Fellow Activists✊,
The climate crisis is fueled by few, and it’s time to change the global narrative. Right now these people are lauded as the great business men of our time…yet we should see them as what they truly are: the great destroyers of our time—purposely leading us towards a scary future for personal gain.
Meanwhile, Salvador is building a sustainable “Bitcoin City” and students have invented water filters made from food waste.
Climate Criminals
The Global Climate Crimes Project will bring a “dirty-dozen” political, industrial, and cultural leaders, recognized as purveyors of climate annihilation, before the International Criminal Court (ICC) for Crimes Against Humanity.
What we love about this project is that we’ve been manipulated into thinking that the climate crisis is somehow an individuals’ choice. Certain politicians, financiers, big oil men and media moguls are the real issue. Their empires rely on the current system and they have led us to believe that if we all took shorter showers we could somehow overturn the current system…

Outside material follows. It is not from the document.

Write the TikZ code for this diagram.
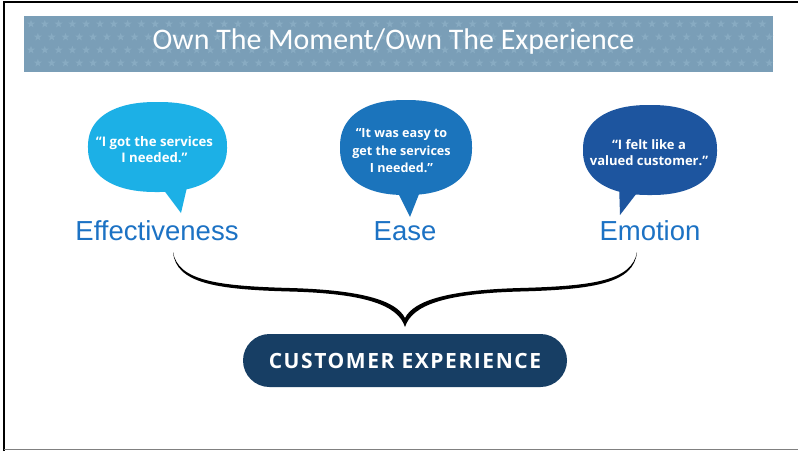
\documentclass[tikz,border=0pt]{standalone}
\usepackage{fontspec}
\setmainfont{Liberation Sans}
\newfontfamily\titlefont{Carlito}
\newfontfamily\quotefont{Open Sans}
\newfontfamily\pillfont[LetterSpace=7.5]{Open Sans}
\usetikzlibrary{calc}

\definecolor{bannerblue}{HTML}{7A9EB7}
\definecolor{starblue}{HTML}{88ABC2}
\definecolor{bubbleA}{HTML}{1CB0E6}
\definecolor{bubbleB}{HTML}{1B74BC}
\definecolor{bubbleC}{HTML}{1D559F}
\definecolor{labelblue}{HTML}{1C72C4}
\definecolor{pillnavy}{HTML}{173E64}

\tikzset{
  banner/.style={fill=bannerblue, minimum width=749pt, minimum height=56pt, inner sep=0pt},
  titletext/.style={text=white, font=\titlefont\fontsize{29.9}{34}\selectfont},
  quote/.style 2 args={text=white, align=center, inner sep=0pt,
    font=\quotefont\bfseries\fontsize{#1}{#2}\selectfont},
  keyword/.style={text=labelblue, font=\fontsize{27.5}{30}\selectfont},
  pill/.style={fill=pillnavy, rounded corners=26.5pt, minimum width=324pt,
    minimum height=53pt, inner sep=0pt, text=white, text depth=0pt,
    font=\pillfont\bfseries\fontsize{21}{24}\selectfont},
  starmark/.style={fill=starblue}
}

\begin{document}
\begin{tikzpicture}[x=1pt,y=-1pt]
\useasboundingbox (0,0) rectangle (798,451);
\fill[white] (0,0) rectangle (798,451);

% slide frame
\draw[black, line width=1.6pt] (4,451) -- (4,2) -- (798,2);
\draw[gray, line width=1.2pt] (4,449.5) -- (798,449.5);

% title banner with a faint field of stars
\node[banner] (banner) at (398.5,44) {};
\foreach \r in {0,...,3}{
  \foreach \c in {0,...,53}{
    \pgfmathsetmacro{\sx}{31+13.8*\c+6.9*mod(\r,2)}
    \pgfmathsetmacro{\sy}{24+13*\r}
    \fill[starmark, shift={(\sx,\sy)}]
      (270:4.2) -- (306:1.7) -- (342:4.2) -- (18:1.7) -- (54:4.2) -- (90:1.7)
      -- (126:4.2) -- (162:1.7) -- (198:4.2) -- (234:1.7) -- cycle;
  }
}
\node[titletext] (title) at (393.5,42) {Own The Moment/Own The Experience};

% speech bubbles: rounded squircle body plus a pointed tail
\foreach \col/\cx/\cy/\a/\b in {bubbleA/157.5/147/69.5/45, bubbleB/406/147.5/66/47.5, bubbleC/650/150/67/45}{
  \fill[\col] plot[domain=1:361, samples=121, smooth cycle]
    ({\cx + \a*sign(cos(\x))*pow(abs(cos(\x)),0.86)},
     {\cy + \b*sign(sin(\x))*pow(abs(sin(\x)),0.86)});
}
\coordinate (tipA) at (181,213);
\coordinate (tipB) at (410,217);
\coordinate (tipC) at (620,215);
\fill[bubbleA] (160,185) -- (tipA) -- (188,183) -- cycle;
\fill[bubbleB] (396,189) -- (tipB) -- (421,189) -- cycle;
\fill[bubbleC] (619,183) -- (tipC) -- (640,189) -- cycle;

\node[quote={13.2}{16}] (qA) at (154.5,150) {“I got the services\\I needed.”};
\node[quote={12.6}{17.5}] (qB) at (401.5,151) {“It was easy to\\get the services\\I needed.”};
\node[quote={13}{16}] (qC) at (649,153) {“I felt like a\\valued customer.”};

% the three keywords
\node[keyword] (kA) at (157,231) {Effectiveness};
\node[keyword] (kB) at (405,231) {Ease};
\node[keyword] (kC) at (650,231) {Emotion};

% curly brace gathering the keywords
\coordinate (braceL) at (173,252);
\coordinate (braceM) at (405,327);
\coordinate (braceR) at (637,252);
\fill[black]
  (braceL) .. controls (176,283) and (215,289.5) .. (290,291.5)
  .. controls (365,293.5) and (398,305) .. (braceM)
  .. controls (412,305) and (445,293.5) .. (520,291.5)
  .. controls (595,289.5) and (634,283) .. (braceR)
  .. controls (632,281) and (592,286) .. (520,288)
  .. controls (450,290) and (414,300) .. (405,318)
  .. controls (396,300) and (360,290) .. (290,288)
  .. controls (218,286) and (178,281) .. (braceL) -- cycle;

% result
\node[pill] (cx) at (405,360.5) {CUSTOMER EXPERIENCE};
\end{tikzpicture}
\end{document}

It’s time to call them out for their crimes against humanity. Their corrupt and dirty game is costing us our future. So take two seconds to go through the dozen dirty list and if you know anyone connected to them perhaps it’s time to shame them—aka hurt them where they care the most: their egos.
Bitcoin City
El Salvador’s President Nayib Bukele is set to build an urban area based on Bitcoin—lest we remind you that El Salvador was the first country to adopt bitcoin as legal tender last September.
This new city will be aptly named “Bitcoin City” and will have zero emissions. The city will be developed between the base of the Conchagua volcano and by the ocean. This location will allow it to harness geothermal and kinetic energy to power the city and all of its crypto transactions.
Bukele announced that Bitcoin City will have almost total exemption from taxes—only a value-added tax will be charged 13%. Bukele plans to build Bitcoin City by attracting foreign investments interested in a blockchain future.
“This is not just a nice idea. It’s the evolution of humankind.”—Bukele
What are your thoughts? Feel free to comment them below!
Water Filters Made From Food Waste
Two graduate students at Pratt University—Charlotte Böhning and Mary Lempres— developed a new home water filter that could make Brita obsolete. Traditional water filters rely on coal and petroleum, both for the activated carbon and for the plastic cases.
The Stom design turns food waste into carbon-rich biochar, then they combine it with natural resins to create a home-compostable encase.
"Fundamental to our interest in biochar is the ability to create circularity by turning waste into a functional, carbon-sequestering material"—Böhning
This amazing innovation could keep millions of water filter cartridges from landfills.